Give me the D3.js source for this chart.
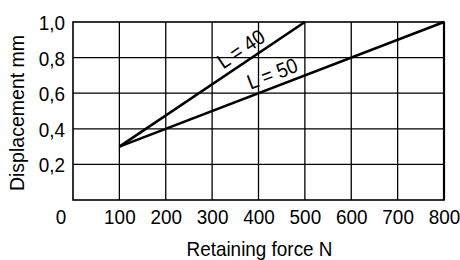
<!DOCTYPE html>
<html><head><meta charset="utf-8">
<script src="https://cdn.jsdelivr.net/npm/d3@7"></script>
<style>body{margin:0;background:#fff}svg{display:block}text{font-family:"Liberation Sans",Arial,sans-serif;fill:#000}</style>
</head><body><svg id="c" width="460" height="260"></svg>
<script>
const xTicks = [0,100,200,300,400,500,600,700,800];
const yTicks = [0.2,0.4,0.6,0.8,1.0];
const seriesNames = ["L = 40","L = 50"];
const seriesForce = [[100,500],[100,800]];
const seriesDisp = [[0.3,1.0],[0.3,1.0]];
const labelAt = [378,440];

const FS = 21, SX = 0.9;
const svg = d3.select("#c");
const m = {l:73,r:16,t:22,b:60};
const W=460,H=260;
const x = d3.scaleLinear().domain([0,800]).range([m.l,W-m.r]);
const y = d3.scaleLinear().domain([0,1.0]).range([H-m.b,m.t]);
const fmt = d => d3.format(".1f")(d).replace(".",",");

// grid
const g = svg.append("g");
g.selectAll(".vx").data(xTicks.filter(d=>d>0&&d<800)).join("line")
 .attr("x1",d=>x(d)).attr("x2",d=>x(d)).attr("y1",y(0)).attr("y2",y(1))
 .attr("stroke","#000").attr("stroke-width",1.3);
g.selectAll(".hy").data(yTicks.filter(d=>d<1)).join("line")
 .attr("x1",x(0)).attr("x2",x(800)).attr("y1",d=>y(d)).attr("y2",d=>y(d))
 .attr("stroke","#000").attr("stroke-width",1.3);
g.append("rect").attr("x",x(0)).attr("y",y(1)).attr("width",x(800)-x(0)).attr("height",y(0)-y(1))
 .attr("fill","none").attr("stroke","#000").attr("stroke-width",1.6);
g.append("line").attr("x1",x(800)).attr("x2",x(800)).attr("y1",y(0)).attr("y2",y(1)).attr("stroke","#000").attr("stroke-width",2.2);

// axes labels
const xa = svg.append("g").attr("transform",`translate(0,${y(0)})`)
 .call(d3.axisBottom(x).tickValues(xTicks).tickSize(0).tickPadding(9).tickFormat(d3.format("d")));
xa.select(".domain").remove();
xa.selectAll("text").attr("font-size",FS).attr("font-family","Liberation Sans, Arial").attr("dy","0.71em")
 .attr("dx",d=>d===0?-14:0)
 .attr("transform",`scale(${SX},1)`);
const ya = svg.append("g").attr("transform",`translate(${x(0)},0)`)
 .call(d3.axisLeft(y).tickValues(yTicks).tickSize(0).tickPadding(9).tickFormat(fmt));
ya.select(".domain").remove();
ya.selectAll("text").attr("font-size",FS).attr("font-family","Liberation Sans, Arial").attr("dy","0.36em")
 .attr("transform",`scale(${SX},1)`);

svg.append("text").attr("transform",`translate(${(x(0)+x(800))/2+1},256) scale(${SX},1)`).attr("text-anchor","middle").attr("font-size",FS).text("Retaining force N");
svg.append("text").attr("transform",`translate(24,113) rotate(-90) scale(0.93,1)`).attr("text-anchor","middle").attr("font-size",FS).text("Displacement mm");

// lines
seriesNames.forEach((n,i)=>{
  const pts = seriesForce[i].map((f,j)=>[f,seriesDisp[i][j]]);
  svg.append("path").datum(pts).attr("d",d3.line().x(d=>x(d[0])).y(d=>y(d[1])))
   .attr("fill","none").attr("stroke","#000").attr("stroke-width",2.6);
  const [p0,p1]=pts;
  const ang = Math.atan2(y(p1[1])-y(p0[1]), x(p1[0])-x(p0[0]))*180/Math.PI;
  const lx = labelAt[i];
  const ly = p0[1]+(p1[1]-p0[1])*(lx-p0[0])/(p1[0]-p0[0]);
  svg.append("text").attr("transform",`translate(${x(lx)},${y(ly)}) rotate(${ang}) scale(${SX},1)`)
   .attr("text-anchor","middle").attr("dy",-6).attr("font-size",FS).text(n);
});
</script></body></html>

- - -

§ Directions: From the top of the listing above, repeat each line exactly until you reach the line containing "const labelAt = [378,440];", and repeat that one too. Leave the pictures out.

§ Written answer:
Give me the D3.js source for this chart.
<!DOCTYPE html>
<html><head><meta charset="utf-8">
<script src="https://cdn.jsdelivr.net/npm/d3@7"></script>
<style>body{margin:0;background:#fff}svg{display:block}text{font-family:"Liberation Sans",Arial,sans-serif;fill:#000}</style>
</head><body><svg id="c" width="460" height="260"></svg>
<script>
const xTicks = [0,100,200,300,400,500,600,700,800];
const yTicks = [0.2,0.4,0.6,0.8,1.0];
const seriesNames = ["L = 40","L = 50"];
const seriesForce = [[100,500],[100,800]];
const seriesDisp = [[0.3,1.0],[0.3,1.0]];
const labelAt = [378,440];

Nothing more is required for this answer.